O que vejo nesses itinerários que construo e reconstruo dia a dia, sozinha ou com meus companheiros de equipe?
Que potências encontro nesses atores que a vida colocou em meu cenário de atuação?
Como os percebo?
Meros objetos de minha intervenção?
Pessoas apenas carentes de atenção, de cuidado, de orientação, ou sujeitos, gente que quer ser mais e nem sempre encontrou os espaços para tal?
Que práticas de saúde ou de doença estou a construir?
Em minha caminhada, o que encontro?
Aqui deparei-me com uma criança cuja agressividade esconde como se encontra gravemente ferida no corpo e na alma pela ação criminosa de alguém que macula seu corpo sexualmente.
E eu, o que fiz?
Reagi?
Me incomodei ou apenas me acomodei?
Na rua outras crianças com suas infâncias roubadas mendigando sob a ordem de falsas mães? Mães verdadeiras?
Onde estará a fronteira entre o falso e o verdadeiro?
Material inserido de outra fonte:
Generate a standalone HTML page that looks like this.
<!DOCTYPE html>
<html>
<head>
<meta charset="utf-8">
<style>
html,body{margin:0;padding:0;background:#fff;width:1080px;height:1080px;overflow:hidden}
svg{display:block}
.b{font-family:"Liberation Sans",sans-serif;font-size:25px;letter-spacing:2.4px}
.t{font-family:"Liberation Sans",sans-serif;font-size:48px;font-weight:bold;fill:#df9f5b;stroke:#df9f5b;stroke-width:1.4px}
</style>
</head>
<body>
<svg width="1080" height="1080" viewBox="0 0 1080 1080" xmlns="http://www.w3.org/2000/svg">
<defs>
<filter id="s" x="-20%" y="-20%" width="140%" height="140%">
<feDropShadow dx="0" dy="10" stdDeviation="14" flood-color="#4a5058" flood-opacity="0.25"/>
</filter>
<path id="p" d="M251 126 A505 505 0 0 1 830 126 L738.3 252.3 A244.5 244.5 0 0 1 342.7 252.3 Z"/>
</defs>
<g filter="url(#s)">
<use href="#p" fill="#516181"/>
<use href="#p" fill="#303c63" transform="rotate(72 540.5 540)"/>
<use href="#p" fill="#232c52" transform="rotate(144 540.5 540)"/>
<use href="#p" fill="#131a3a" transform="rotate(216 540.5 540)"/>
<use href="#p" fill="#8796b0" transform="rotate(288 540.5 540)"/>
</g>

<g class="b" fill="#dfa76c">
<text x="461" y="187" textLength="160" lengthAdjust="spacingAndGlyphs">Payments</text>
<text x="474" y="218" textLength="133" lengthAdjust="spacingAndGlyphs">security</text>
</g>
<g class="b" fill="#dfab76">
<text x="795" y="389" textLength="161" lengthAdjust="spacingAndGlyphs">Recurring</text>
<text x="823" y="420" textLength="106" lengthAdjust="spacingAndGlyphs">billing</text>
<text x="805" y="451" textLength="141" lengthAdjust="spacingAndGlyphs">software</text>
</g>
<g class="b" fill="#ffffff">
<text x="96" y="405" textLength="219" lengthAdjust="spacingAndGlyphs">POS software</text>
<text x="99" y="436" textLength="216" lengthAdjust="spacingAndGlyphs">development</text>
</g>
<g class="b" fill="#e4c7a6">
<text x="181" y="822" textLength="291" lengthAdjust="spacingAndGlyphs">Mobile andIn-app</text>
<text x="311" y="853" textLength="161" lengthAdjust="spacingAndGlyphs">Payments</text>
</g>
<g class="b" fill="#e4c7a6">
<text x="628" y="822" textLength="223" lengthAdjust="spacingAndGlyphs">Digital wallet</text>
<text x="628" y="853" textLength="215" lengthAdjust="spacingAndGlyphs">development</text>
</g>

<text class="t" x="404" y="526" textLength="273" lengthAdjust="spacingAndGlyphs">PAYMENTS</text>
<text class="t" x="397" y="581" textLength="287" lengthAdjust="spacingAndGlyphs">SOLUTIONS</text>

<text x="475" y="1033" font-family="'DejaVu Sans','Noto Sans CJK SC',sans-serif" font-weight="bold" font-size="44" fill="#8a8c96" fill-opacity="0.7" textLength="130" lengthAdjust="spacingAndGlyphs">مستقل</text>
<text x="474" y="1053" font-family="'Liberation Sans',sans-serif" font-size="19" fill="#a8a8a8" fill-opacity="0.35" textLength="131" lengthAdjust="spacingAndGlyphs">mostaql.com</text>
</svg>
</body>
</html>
Como olho pra esse cenário?
Que reações me provocam?
Ou simplesmente não me sinto provocada?
Estou quase adentrando aquela casa quando ouço gritos abafados. Castigo e penas a alguém a quem, enquanto ser criança, não é permitido errar pra aprender e tem de se submeter à ótica do adulto.
Adulto algoz ou educador?
Talvez pai, padrasto ou então tutor?
A ele cabe disciplinar, dizem alguns!
E eu nessa essa história, entro na história?
Chamo o conselho tutelar?
Ou vou caindo fora?
É noite e ainda estou no território a caminhar, quando vejo alguém que sai do bar e, ao entrar na casa que ocupa,
Faz-se senhor e soberano.
Lá dentro, alguém espera trêmula, temerosa…
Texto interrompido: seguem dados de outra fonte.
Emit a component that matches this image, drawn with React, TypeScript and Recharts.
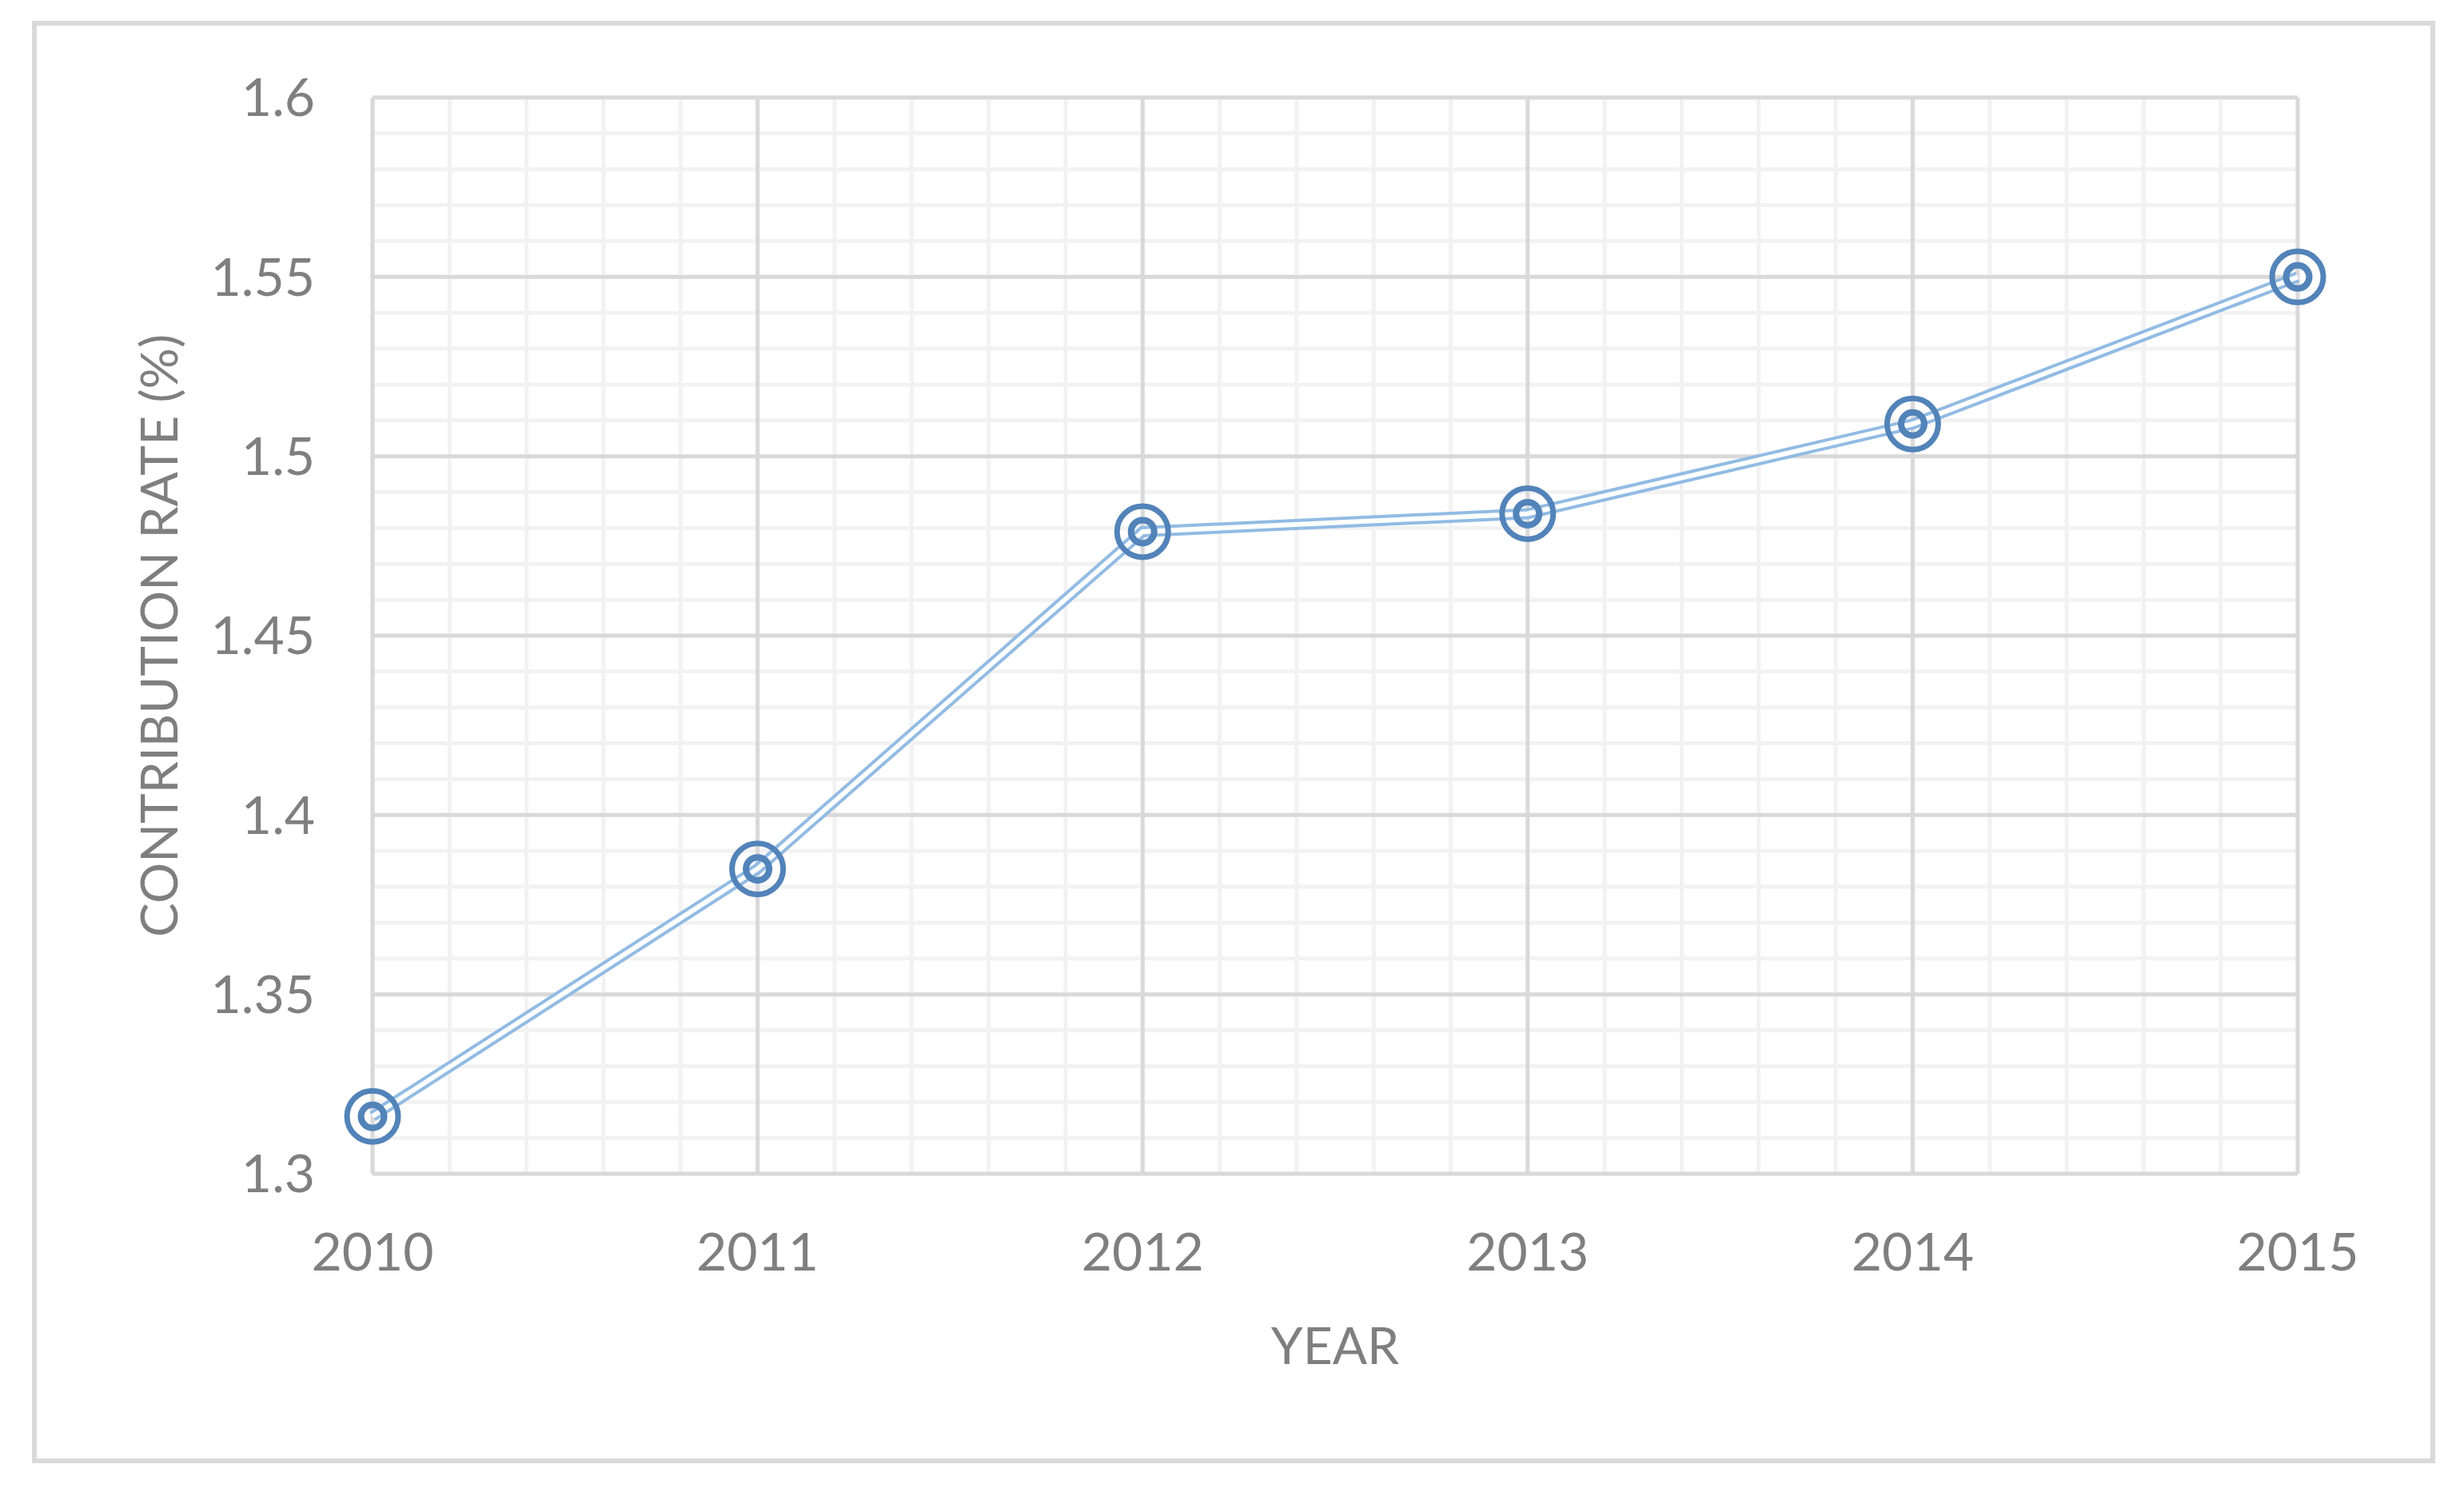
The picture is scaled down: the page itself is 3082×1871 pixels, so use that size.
import React from "react"
import { LineChart, Line, XAxis, YAxis, CartesianGrid, Label } from "recharts"

const years = [2010, 2011, 2012, 2013, 2014, 2015]
const rates = [1.316, 1.385, 1.479, 1.484, 1.509, 1.55]
const yTicks = [1.3, 1.35, 1.4, 1.45, 1.5, 1.55, 1.6]

// minor gridlines (Excel style): every 0.2 year and every 0.01
const minorX = [
  2010, 2010.2, 2010.4, 2010.6, 2010.8, 2011, 2011.2, 2011.4, 2011.6, 2011.8, 2012, 2012.2, 2012.4,
  2012.6, 2012.8, 2013, 2013.2, 2013.4, 2013.6, 2013.8, 2014, 2014.2, 2014.4, 2014.6, 2014.8, 2015,
]
const minorY = [
  1.3, 1.31, 1.32, 1.33, 1.34, 1.35, 1.36, 1.37, 1.38, 1.39, 1.4, 1.41, 1.42, 1.43, 1.44, 1.45, 1.46,
  1.47, 1.48, 1.49, 1.5, 1.51, 1.52, 1.53, 1.54, 1.55, 1.56, 1.57, 1.58, 1.59, 1.6,
]

const data = years.map((year, i) => ({ year, rate: rates[i] }))

const textColor = "#7f7f7f"
const font = "Lato, 'Open Sans', sans-serif"
const markerColor = "#5283b9"

const TargetDot = (props: any) => {
  const { cx, cy, index } = props
  if (cx == null || cy == null) return null
  return (
    <g key={`dot-${index}`}>
      <circle cx={cx} cy={cy} r={32} fill="none" stroke={markerColor} strokeWidth={7} />
      <circle cx={cx} cy={cy} r={14.5} fill="none" stroke={markerColor} strokeWidth={8} />
    </g>
  )
}

const YTitle = (props: any) => {
  const { x, y, height } = props.viewBox
  const cx = x + 31
  const cy = y + height / 2
  return (
    <text
      x={cx}
      y={cy}
      transform={`rotate(-90, ${cx}, ${cy})`}
      textAnchor="middle"
      dominantBaseline="central"
      fill={textColor}
      fontSize={64}
      fontFamily={font}
    >
      CONTRIBUTION RATE (%)
    </text>
  )
}

const XTitle = (props: any) => {
  const { x, y, width } = props.viewBox
  return (
    <text
      x={x + width / 2}
      y={y + 213}
      textAnchor="middle"
      dominantBaseline="central"
      fill={textColor}
      fontSize={64}
      fontFamily={font}
    >
      YEAR
    </text>
  )
}

export default function App() {
  return (
    <div style={{ position: "absolute", left: 0, top: 0, width: 3082, height: 1871, background: "#fff" }}>
      <div
        style={{
          position: "absolute",
          left: 40,
          top: 26,
          width: 3006,
          height: 1804,
          border: "6px solid #d9d9d9",
          boxSizing: "border-box",
        }}
      />
      <div style={{ position: "absolute", left: 0, top: 0 }}>
        <LineChart width={3082} height={1871} data={data} margin={{ top: 122, right: 208, left: 166, bottom: 203 }}>
          <XAxis xAxisId="minor" type="number" dataKey="year" domain={[2010, 2015]} ticks={minorX} interval={0} hide />
          <YAxis
            yAxisId="minor"
            type="number"
            dataKey="rate"
            domain={[1.3, 1.6]}
            ticks={minorY}
            interval={0}
            hide
          />
          <CartesianGrid xAxisId="minor" yAxisId="minor" stroke="#f2f2f2" strokeWidth={5} />
          <CartesianGrid stroke="#d9d9d9" strokeWidth={5} />
          <XAxis
            type="number"
            dataKey="year"
            domain={[2010, 2015]}
            ticks={years}
            axisLine={false}
            tickLine={false}
            tickSize={0}
            tickMargin={74}
            height={200}
            tick={{ fill: textColor, fontSize: 66, fontFamily: font }}
          >
            <Label content={XTitle} />
          </XAxis>
          <YAxis
            type="number"
            domain={[1.3, 1.6]}
            ticks={yTicks}
            axisLine={false}
            tickLine={false}
            tickSize={0}
            tickMargin={72}
            width={300}
            tick={{ fill: textColor, fontSize: 66, fontFamily: font }}
          >
            <Label content={YTitle} />
          </YAxis>
          <Line
            type="linear"
            dataKey="rate"
            stroke="#92bbe4"
            strokeWidth={14}
            dot={false}
            activeDot={false}
            isAnimationActive={false}
          />
          <Line
            type="linear"
            dataKey="rate"
            stroke="#ffffff"
            strokeWidth={6}
            dot={<TargetDot />}
            activeDot={false}
            isAnimationActive={false}
          />
        </LineChart>
      </div>
    </div>
  )
}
Em um relance gemidos se fazem ouvir, mas não são sussurros de prazer
Não, não são!
São gemidos de dor, de sofrimento,
Que deixam marcas e feridas
Na alma, na cara, no corpo inteiro,
Mas a voz cala!
E eu o que fiz?
Busquei saber?
Acolher?
Orientar?
Cuidar?
Ou apenas me escondi numa couraça protetora?
È tarde!
Volto pra casa exausta após mais um dia de trabalho.
O que me foi solicitado?
Receitas, exames, prescrições…
O que realizei? Conselhos, normas, rotinas, remédios, dietas, monólogos, por vezes vazios de sentido, até pra mim…
O que vi realmente em cada ser, cada família com quem me deparei?
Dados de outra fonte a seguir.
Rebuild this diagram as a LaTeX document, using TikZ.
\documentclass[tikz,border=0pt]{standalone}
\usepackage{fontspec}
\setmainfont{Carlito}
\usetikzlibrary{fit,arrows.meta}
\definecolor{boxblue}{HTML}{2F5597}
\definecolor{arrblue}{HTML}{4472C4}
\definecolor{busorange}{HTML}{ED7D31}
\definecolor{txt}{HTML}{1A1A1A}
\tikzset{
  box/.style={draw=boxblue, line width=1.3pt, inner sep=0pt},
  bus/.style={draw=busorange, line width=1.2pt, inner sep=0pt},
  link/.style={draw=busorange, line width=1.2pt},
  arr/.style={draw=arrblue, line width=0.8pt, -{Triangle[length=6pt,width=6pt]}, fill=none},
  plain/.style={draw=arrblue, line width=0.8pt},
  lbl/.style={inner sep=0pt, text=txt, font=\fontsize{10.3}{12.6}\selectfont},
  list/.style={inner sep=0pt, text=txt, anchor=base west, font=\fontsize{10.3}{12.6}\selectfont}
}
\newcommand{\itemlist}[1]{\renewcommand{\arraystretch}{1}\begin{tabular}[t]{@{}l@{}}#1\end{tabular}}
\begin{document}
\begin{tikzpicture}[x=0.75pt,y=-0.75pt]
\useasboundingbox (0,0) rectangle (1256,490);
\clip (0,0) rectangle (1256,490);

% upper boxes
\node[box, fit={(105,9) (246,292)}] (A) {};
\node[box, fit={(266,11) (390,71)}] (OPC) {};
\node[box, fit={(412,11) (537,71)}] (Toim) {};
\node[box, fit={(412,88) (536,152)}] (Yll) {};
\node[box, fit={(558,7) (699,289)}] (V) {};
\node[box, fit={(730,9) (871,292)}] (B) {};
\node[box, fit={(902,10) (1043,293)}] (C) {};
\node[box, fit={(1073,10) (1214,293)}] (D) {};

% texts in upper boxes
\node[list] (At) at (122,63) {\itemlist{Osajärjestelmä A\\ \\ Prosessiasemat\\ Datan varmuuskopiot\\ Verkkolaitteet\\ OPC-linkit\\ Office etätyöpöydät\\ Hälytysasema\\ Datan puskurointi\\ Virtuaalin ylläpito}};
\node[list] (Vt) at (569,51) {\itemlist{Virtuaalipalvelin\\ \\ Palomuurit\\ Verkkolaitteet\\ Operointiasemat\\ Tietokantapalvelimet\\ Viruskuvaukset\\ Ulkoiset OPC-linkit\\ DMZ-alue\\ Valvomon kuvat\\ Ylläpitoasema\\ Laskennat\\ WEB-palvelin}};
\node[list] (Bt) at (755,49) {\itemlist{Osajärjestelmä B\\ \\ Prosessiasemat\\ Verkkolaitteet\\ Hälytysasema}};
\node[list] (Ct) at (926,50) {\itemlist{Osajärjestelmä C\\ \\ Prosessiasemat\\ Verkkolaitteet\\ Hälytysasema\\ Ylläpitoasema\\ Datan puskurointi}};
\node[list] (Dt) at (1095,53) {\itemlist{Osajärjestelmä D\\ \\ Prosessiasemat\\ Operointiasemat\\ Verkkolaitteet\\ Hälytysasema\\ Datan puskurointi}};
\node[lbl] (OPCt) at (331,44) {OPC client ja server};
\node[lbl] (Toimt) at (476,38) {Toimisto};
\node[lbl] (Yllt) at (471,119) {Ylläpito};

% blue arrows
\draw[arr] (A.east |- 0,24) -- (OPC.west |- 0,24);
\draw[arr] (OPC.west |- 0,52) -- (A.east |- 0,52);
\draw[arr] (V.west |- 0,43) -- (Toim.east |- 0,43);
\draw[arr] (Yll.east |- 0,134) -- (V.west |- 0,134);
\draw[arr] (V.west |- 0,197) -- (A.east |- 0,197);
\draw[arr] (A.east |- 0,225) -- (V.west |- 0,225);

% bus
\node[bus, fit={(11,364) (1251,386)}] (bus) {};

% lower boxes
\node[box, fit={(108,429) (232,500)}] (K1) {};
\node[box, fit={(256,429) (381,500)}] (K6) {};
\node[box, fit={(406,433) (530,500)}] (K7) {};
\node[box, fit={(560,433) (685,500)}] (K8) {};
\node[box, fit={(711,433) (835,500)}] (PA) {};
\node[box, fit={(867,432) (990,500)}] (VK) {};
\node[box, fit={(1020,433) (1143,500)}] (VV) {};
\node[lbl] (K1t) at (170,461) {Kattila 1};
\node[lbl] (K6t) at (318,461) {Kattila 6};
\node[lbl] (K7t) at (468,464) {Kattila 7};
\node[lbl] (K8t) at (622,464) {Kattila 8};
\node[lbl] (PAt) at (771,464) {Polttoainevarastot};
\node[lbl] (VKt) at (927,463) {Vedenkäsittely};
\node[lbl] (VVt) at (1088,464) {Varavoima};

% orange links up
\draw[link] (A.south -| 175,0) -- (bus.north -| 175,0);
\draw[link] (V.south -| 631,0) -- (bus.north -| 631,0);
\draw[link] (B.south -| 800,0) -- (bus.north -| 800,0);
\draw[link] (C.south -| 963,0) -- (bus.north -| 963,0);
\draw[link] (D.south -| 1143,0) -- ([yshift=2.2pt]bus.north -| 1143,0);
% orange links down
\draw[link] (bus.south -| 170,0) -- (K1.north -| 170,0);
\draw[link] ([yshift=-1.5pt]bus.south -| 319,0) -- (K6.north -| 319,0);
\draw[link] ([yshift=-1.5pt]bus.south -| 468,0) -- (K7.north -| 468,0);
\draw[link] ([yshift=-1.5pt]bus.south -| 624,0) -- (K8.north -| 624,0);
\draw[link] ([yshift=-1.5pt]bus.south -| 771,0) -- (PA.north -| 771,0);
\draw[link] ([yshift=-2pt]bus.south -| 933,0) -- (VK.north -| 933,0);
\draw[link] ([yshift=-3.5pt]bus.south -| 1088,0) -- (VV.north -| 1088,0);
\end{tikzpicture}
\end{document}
O que me disseram nas expressões não verbais: olhares, gestos e silêncios, lágrimas ou sorrisos por vezes desdentados?
Com que me envolvo?
Com que me comprometo?
Com que me identifico?
Há muitos riscos?
Devo correr o risco?
Como escapar do risco?
Quem me protege?
O que me protege?
Quem pode me ajudar?
Quem pode compartilhar e complementar a minha ação?
Qual o meu papel nessa questão? Vou assumi-lo?
Como fazer isso? Com que instrumentos? Com poderia me aliar?
Como vencer o medo que imobiliza?
Como tecer redes, atar os nós da solidariedade?
Como romper o silêncio que oculta?
As perguntas vão me fazendo olhar em volta
Vejo pessoas, movimentos em suas potências
Vejo luzes, vejo caminhos
Caminhos…….
Não estou sozinha.
Eu vou com eles e com elas
E você?????
Por Sonia Mara de Fatima Ferreira
Verinha, quantas vezes me pego pensando e me questionando a respeito do meu cotidiano, trabalho no capsad , suas angustias são minhas e acredito que de muitos que como nós somos trabalhadores da saúde. Quando acolho meu usuário penso no que esta por trás da sua história de vida, e quando realiso a visita domiciliar é que vem os questionamentos, como ele pode ser cuidado em casa? que estrutura se tem de continuidade? são tantos, volto cansada, mas no outro dia lá estou eu novamente, que bom se todos pudessem se perguntar de como estou fazendo, com certeza os resultados seriam os melhores.